Make a poster -> text_to_image
Turn this sketch into an illustration -> img2img
Edit image: remove the person in the upper right corner -> inpainting_or_img2img

Notice the first line in the function: product routing should normalize user text before matching rules. Otherwise a capitalized request can silently fall into the wrong mode.

Stable Diffusion application mode output comparison

This example is very suitable for beginners, because it reminds you that:

the product layer first needs to determine which creative mode the user is in
then it decides the parameters and process that follow

Why Do Applications Often Need Batch Generation?

Because image generation is naturally stochastic. With the same prompt:

this time may be great
next time may be average
the time after that may go off-topic

So many applications do not generate only one image.

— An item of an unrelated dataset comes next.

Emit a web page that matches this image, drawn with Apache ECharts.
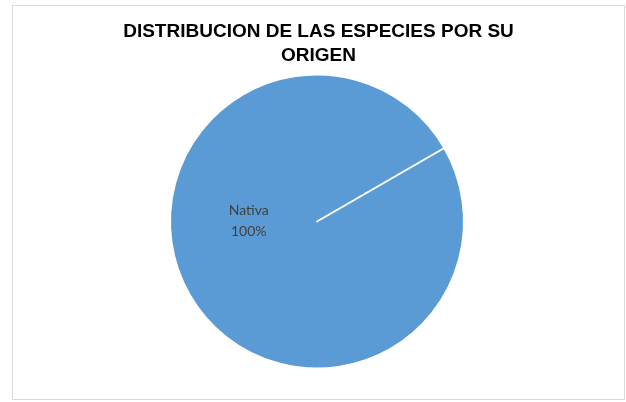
<!DOCTYPE html>
<html>
<head>
<meta charset="utf-8">
<script src="https://cdn.jsdelivr.net/npm/echarts@6/dist/echarts.min.js"></script>
<style>
html,body{margin:0;padding:0;background:#fff;}
#frame{position:absolute;left:12px;top:5px;width:611px;height:393px;border:1px solid #d9d9d9;}
#chart{width:611px;height:393px;}
</style>
</head>
<body>
<div id="frame"><div id="chart"></div></div>
<script>
var titleText = 'DISTRIBUCION DE LAS ESPECIES POR SU\nORIGEN';
var categories = ['Nativa', ''];
var values = [100, 0];
var percentLabels = ['100%', ''];

var chart = echarts.init(document.getElementById('chart'), null, {renderer: 'canvas'});
var data = categories.map(function (c, i) {
  var item = {name: c, value: values[i]};
  if (values[i] === 0) {
    item.label = {show: false};
    item.labelLine = {show: false};
  }
  return item;
});
chart.setOption({
  animation: false,
  title: {
    text: titleText,
    left: 'center',
    top: 9,
    textStyle: {fontFamily: 'Liberation Sans, Arial', fontWeight: 'bold', fontSize: 19, color: '#000', lineHeight: 24}
  },
  series: [{
    type: 'pie',
    center: [304, 215.5],
    radius: 147,
    startAngle: 30,
    clockwise: true,
    stillShowZeroSum: true,
    avoidLabelOverlap: false,
    itemStyle: {color: '#5b9bd5', borderColor: '#ffffff', borderWidth: 2},
    label: {
      show: true,
      position: 'inside',
      offset: [-2, -39],
      formatter: function (p) { return p.name + '\n' + percentLabels[p.dataIndex]; },
      fontFamily: 'Lato, Open Sans, sans-serif',
      fontSize: 14,
      lineHeight: 21,
      color: '#404040'
    },
    labelLine: {show: false},
    emphasis: {disabled: true},
    data: data
  }]
});
</script>
</body>
</html>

Instead, they:

generate multiple images at once
let the user choose

This is the product-level way of dealing with the randomness of the model.

The Most Common Failure Points in Stable Diffusion Applications

Text Control Is Not Stable Enough

The more complex the user description is, the easier it is for the result to drift.

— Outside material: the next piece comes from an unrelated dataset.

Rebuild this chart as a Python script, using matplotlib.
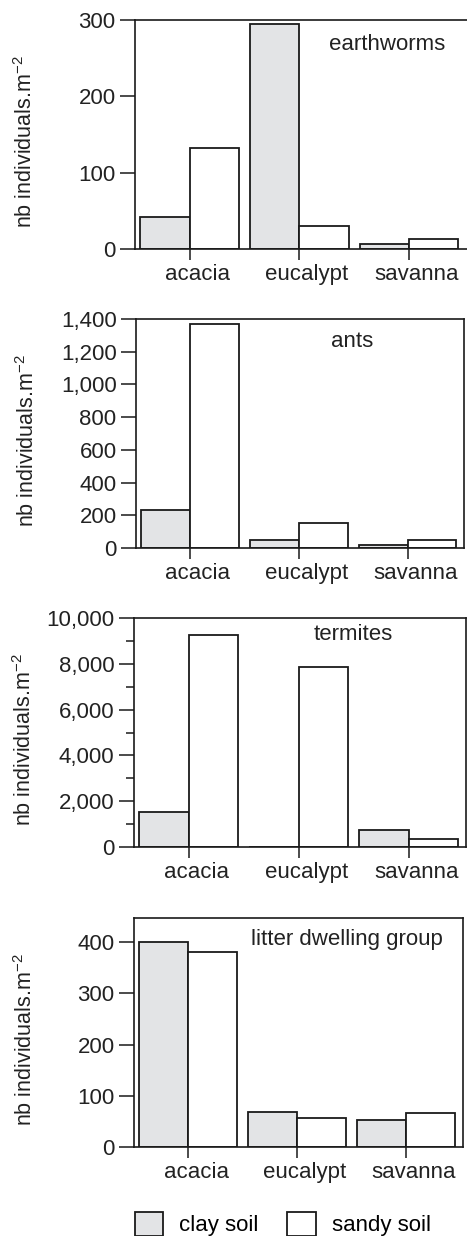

Local Details Are Hard to Control

Especially:

text
hands
fine structures

The User’s Real Problem Is Often Not “Generation,” but “Editing”

This is also why many products increasingly emphasize:

img2img
inpainting
control

rather than only single-shot text-to-image.

If You Turn This into a Project, What Is Most Worth Showing?

What is most worth showing is usually not:

“I can generate images”

but:

How different creative needs are routed to different workflows
How candidate images are generated in batches and filtered
How the editing stage is connected
How the final result is exported

This makes it easier for others to see that:

you understand a creative workbench
not just a single image generation button

Evidence to Keep

Keep this page’s proof of learning as a small evidence card:

Prompt Record: prompt, negative requirements, reference, seed/model, and version number
Candidate Outputs: generated or simulated results with selection reason
Technical Note: diffusion step, latent, cross-attention, LoRA, or application mode
Failure Check: prompt drift, style mismatch, artifact, copyright, portrait, or review failure
Expected Output: selected image/version record plus rejected-candidate notes

Summary

The most important thing in this section is not memorizing a few application names, but understanding:

The value of Stable Diffusion applications lies in how they can be organized into different creative workflows, not just in single-image generation.

Once you look at it from a workflow perspective, it becomes much easier to understand why it can grow into such a rich set of product forms.

Exercises

Design one application scenario of your own for text-to-image, image-to-image, and inpainting.
Think about why real SD products usually support generating multiple candidate images at once.
Explain in your own words why we say SD products are more like a “workbench” than “one model button.”
If you were building an e-commerce product image tool, which type of SD application would you need more? Why?

Solution approach and explanation

Text-to-image: generate campaign concept images from a brief. Image-to-image: turn a rough sketch into a polished visual. Inpainting: replace only a damaged product background while keeping the product unchanged.
Real products generate multiple candidates because prompts are underspecified and image quality is partly stochastic. Candidate sets give users choice and make review, ranking, and iteration possible.
It is a workbench because useful output usually involves prompts, seeds, negative prompts, reference images, editing masks, style controls, upscaling, safety checks, and human selection. The model is only one part of that loop.
For e-commerce, image-to-image and inpainting are often more important than pure text-to-image because the product identity must stay fixed. Text-to-image is useful for ideation, but product pages need controlled edits and consistent assets.